Felsefe, çevre, politika, futbol, mutlaka ama mutlaka sinema. Biraz ondan, biraz bundan, canı istedikçe çıkan blog. Hayata dair ama tabii ki bana ait. Evet, isyan!

Pazartesi, Mart 17, 2008

disiplin!

farklı ilgi alanları mevzusunu düşünüyorum bir kaç zamandır.
iyi bir şey mi farklı şeylerle ilgilenmek, değil mi?
bir konuda uzmanlaşmak, tüm hayatını o konunun ıcığını, cıcığını mı çıkarmak, akla gelen ilk uzmanlardan olmak mı doğrusu?
pek tabii ki insanın ilgilendiği, zevk aldığı konular olabilir bir konuda uzmanlaşırken. onları hobi olarak yaparken esaslı bir uzmanlık alanı olur. o konuda bir oturuşta birkaç sayfa döşenir.

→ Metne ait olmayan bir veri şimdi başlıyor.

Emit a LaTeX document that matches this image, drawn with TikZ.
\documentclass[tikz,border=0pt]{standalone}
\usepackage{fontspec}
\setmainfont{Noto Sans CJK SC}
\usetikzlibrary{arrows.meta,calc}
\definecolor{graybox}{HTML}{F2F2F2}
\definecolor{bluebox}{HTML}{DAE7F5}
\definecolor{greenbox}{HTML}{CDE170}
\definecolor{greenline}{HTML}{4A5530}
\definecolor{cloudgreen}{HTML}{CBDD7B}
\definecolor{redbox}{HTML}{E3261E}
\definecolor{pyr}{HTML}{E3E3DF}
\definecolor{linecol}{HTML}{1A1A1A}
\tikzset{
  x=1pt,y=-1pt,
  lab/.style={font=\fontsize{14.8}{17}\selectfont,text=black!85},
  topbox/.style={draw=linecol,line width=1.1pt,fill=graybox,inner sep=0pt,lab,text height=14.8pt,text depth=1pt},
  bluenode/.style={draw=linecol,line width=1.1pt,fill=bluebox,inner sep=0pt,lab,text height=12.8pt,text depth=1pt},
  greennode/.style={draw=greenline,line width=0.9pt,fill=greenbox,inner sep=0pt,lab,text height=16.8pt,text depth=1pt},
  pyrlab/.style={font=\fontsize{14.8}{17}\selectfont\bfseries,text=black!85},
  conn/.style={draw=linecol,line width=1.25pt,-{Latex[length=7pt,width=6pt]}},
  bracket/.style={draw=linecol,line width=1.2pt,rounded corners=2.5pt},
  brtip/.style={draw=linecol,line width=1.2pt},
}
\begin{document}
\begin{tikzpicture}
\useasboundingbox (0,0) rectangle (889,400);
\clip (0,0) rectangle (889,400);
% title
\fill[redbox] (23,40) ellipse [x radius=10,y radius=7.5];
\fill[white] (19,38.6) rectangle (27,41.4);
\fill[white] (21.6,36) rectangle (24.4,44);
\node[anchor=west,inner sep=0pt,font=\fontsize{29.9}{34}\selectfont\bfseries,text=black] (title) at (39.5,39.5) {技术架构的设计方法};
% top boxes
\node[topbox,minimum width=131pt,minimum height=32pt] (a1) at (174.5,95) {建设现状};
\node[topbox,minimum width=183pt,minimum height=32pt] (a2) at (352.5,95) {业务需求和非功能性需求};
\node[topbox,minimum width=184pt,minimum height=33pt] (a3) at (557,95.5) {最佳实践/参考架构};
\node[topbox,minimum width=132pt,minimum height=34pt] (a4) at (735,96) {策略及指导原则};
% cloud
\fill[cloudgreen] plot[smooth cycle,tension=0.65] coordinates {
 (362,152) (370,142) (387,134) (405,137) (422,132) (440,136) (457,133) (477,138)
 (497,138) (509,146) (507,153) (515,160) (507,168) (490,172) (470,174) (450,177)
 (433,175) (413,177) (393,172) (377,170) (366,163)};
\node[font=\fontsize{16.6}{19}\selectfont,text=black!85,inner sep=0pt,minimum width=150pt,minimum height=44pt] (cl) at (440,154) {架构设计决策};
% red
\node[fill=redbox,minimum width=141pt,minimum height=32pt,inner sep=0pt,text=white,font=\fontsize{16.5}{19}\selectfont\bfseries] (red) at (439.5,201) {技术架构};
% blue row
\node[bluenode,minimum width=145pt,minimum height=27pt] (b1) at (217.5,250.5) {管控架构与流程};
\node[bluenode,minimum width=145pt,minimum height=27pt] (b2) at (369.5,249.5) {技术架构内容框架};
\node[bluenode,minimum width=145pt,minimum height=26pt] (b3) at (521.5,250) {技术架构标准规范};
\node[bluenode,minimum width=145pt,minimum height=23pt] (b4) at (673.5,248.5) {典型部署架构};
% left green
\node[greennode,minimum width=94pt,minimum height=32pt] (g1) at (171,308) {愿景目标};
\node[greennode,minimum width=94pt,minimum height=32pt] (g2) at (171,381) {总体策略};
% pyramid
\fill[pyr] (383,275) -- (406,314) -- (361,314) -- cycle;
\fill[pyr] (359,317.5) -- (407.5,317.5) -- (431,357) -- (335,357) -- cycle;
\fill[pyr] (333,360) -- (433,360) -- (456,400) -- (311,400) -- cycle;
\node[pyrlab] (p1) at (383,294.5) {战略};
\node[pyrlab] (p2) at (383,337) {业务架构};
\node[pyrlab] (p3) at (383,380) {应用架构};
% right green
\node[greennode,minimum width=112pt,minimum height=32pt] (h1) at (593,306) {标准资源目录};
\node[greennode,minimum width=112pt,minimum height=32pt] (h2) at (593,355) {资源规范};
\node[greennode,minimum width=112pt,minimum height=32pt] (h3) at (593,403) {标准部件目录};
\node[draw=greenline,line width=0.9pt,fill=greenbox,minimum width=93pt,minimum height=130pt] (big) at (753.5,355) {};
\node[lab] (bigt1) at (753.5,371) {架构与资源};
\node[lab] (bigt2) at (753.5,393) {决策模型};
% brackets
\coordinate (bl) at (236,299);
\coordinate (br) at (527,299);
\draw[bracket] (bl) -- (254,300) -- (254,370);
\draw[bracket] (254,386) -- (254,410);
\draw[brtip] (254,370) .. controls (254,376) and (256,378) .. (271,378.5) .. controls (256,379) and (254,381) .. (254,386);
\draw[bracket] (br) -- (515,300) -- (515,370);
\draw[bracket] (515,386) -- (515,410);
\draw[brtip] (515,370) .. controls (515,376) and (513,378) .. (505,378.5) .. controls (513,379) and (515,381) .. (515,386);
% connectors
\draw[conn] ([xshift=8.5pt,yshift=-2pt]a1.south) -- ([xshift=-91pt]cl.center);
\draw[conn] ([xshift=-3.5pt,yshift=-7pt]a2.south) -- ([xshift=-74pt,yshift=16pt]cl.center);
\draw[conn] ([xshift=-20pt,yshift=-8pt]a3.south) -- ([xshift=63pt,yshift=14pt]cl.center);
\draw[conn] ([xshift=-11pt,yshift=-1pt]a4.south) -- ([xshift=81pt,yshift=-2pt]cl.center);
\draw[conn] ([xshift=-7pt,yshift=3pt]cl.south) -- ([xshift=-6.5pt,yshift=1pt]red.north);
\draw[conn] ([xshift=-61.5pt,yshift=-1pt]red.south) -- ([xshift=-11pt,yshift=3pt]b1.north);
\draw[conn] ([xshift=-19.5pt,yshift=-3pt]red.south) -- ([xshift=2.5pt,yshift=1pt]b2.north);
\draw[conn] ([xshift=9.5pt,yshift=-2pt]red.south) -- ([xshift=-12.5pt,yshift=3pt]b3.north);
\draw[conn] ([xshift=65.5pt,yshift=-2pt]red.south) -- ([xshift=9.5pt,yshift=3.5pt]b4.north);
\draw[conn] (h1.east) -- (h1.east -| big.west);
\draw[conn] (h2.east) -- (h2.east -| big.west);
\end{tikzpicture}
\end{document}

ya da sürekli olarak bir konudan diğerine atlar, her konuda bilgi sahibi olur, gerektiğinde derinleşebilecek bir altyapısı olur.

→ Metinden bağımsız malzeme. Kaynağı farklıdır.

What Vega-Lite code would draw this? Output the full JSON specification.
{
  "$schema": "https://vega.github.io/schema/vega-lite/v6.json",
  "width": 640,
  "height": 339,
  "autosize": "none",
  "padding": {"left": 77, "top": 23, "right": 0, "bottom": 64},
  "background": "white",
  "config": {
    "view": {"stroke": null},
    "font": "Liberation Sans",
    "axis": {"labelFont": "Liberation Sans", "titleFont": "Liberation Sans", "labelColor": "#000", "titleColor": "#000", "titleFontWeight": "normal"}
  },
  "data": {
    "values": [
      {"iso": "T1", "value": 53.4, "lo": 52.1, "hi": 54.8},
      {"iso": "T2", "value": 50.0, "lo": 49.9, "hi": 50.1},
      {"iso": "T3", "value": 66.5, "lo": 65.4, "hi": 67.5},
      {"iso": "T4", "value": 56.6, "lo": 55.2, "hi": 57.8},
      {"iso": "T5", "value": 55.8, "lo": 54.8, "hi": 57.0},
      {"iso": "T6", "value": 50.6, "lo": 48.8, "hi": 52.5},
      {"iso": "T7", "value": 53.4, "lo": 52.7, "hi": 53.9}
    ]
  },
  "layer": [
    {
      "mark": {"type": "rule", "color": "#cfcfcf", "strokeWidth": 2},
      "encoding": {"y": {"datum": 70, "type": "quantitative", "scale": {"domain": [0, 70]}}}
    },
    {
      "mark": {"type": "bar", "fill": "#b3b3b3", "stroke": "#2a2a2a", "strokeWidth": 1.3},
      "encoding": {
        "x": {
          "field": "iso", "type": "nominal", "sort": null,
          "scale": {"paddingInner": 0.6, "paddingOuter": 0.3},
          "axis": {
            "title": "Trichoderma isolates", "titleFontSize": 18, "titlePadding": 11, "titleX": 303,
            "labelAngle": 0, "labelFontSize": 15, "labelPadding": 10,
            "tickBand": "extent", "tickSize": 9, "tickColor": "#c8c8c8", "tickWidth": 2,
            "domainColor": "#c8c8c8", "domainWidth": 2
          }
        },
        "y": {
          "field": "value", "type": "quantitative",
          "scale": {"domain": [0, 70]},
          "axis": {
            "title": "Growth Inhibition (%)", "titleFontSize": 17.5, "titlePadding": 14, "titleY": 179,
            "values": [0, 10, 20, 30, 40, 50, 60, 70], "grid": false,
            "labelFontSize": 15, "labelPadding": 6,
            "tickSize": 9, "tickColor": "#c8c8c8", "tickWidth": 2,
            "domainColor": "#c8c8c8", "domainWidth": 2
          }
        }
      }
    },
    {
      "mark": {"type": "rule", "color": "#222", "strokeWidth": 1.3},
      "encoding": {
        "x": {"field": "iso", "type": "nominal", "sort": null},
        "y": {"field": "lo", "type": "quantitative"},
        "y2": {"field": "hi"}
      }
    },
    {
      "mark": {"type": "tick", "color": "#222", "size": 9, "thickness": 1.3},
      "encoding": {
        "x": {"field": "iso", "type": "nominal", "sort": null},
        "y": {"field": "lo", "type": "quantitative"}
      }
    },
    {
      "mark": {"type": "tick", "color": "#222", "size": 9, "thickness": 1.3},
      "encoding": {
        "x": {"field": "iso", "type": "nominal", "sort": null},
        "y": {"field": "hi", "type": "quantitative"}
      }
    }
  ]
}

ama bu kadar farklı disiplinleri bir araya getirebilecek kapasitesi de olmalı insanın. ya getiremezse, ya tıkandıysa.
atıyorum: gödel'in teoremlerini kullanarak yola çıkıp turing makinalarından geçtikten sonra sola sapıp özgür iradeye bilişimsel bir yaklaşım getiridikten sonra kavşaktan sağa dönüp kyoto protokolü'nün mekanizmaları istasyonunda inip, gilles deluze'ün zaman-imaj teoremini kanıtlayan filmlere başlayan trene atlayıp trip hopun geçirdiği evrimler durağında beynini hoşaf olarak da bulabilir insan. üstelik üniversite eğitimi diye aldıkları bu saydıklarının ucundan kenarından geçmiyorsa.
birikim denen bunların hepsinin hakkını vermektir.
tamam ama ya elde kalan sıfır ise: işte ontolojik bir sorun.
control z, control z hakkımız olsa hayatta.